SIX: The alleged mastermind of the October 1 bombing during the 50th independence celebration, Charles Okah will be sentenced on July 29th by a Nigerian judge. He and 3 others were charged with “terrorism and treasonable felony” and were denied bail since their arrest. The judge will rule on whether the charges should stand. Mr. Okah’s brother, Henry Okah, is also being tried in a South African court on similar charges.
SEVEN: The killing of some NYSC corp. members during the last election has been derided all over the country. The men have been buried and their family compensated. Facing calls for the dissolution of the entire scheme, the Oyo State branch of the NYSC has recently reviewed its policies on corps members posts. Hence, it has decided to proactively reduce the amount of corps members posted to violence prone areas. This is a good development, as the scheme will not be successful if the government cannot guarantee the safety of the corpers. However, it is important that the federal institution and other states adopt this policy for a more uniform implementation. Further, with the recent spike in the kidnapping of NYSC members serving in other parts of the country, the definition of violence prone areas should be expanded. This is a rare show of responsiveness and it shows that advocacy on the part of the citizenry does matter.

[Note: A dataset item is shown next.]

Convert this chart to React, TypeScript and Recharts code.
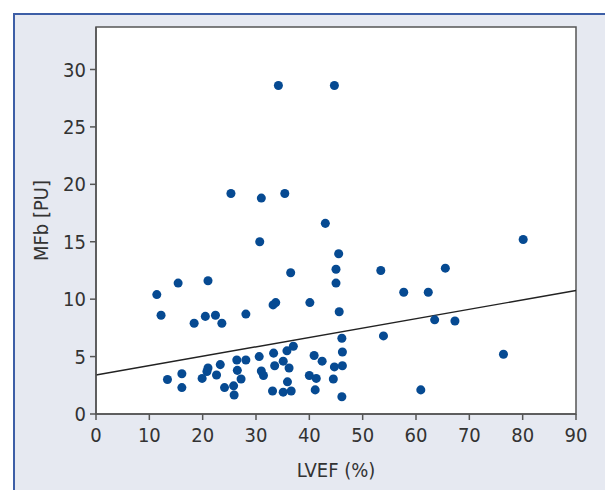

EIGHT: Kerosene is the elixir that keeps the low-income members of the Nigerian populace going. It lights up their lives. They use the product to make their meals, run their businesses and it is also a source of income for many Nigerians. The scarcity and subsequent extreme increase in price of the product is quite dangerous. Last week the price of the product rose to “N145 and N150 per litre around the Lagos area, N200 per litre in the FCT, and N180 and N200 per litre in Calabar. The next alternative to kerosene for low-income people is charcoal and it is not cheap either. Much worse is the obvious adverse health effects of charcoal on the respiratory health of our populace. The NNPC has stated that there is no shortage in supply and that it will work to reduce the shortages as soon as possible.
NINE: The environmental impact of oil in the Niger Delta has been captured in gory details by two international media agencies. The “curse” of oil has claimed many lives indeed and continues to do so. The pictures HERE and HERE capture all the unintended horror of the oil boom in Nigeria.
TEN: The millionaire oil magnate and former Defense Minister, T.Y. Danjuma has created a foundation that will distribute his millions to those who need it. He was gifted with lucrative oil blocks by the former military dictator, Sani Abacha, and became rich as a result of it. Rather than leave the money to his children, he has decided to set up a foundation in Abuja as a move to redistribute his wealth to those who need it the most.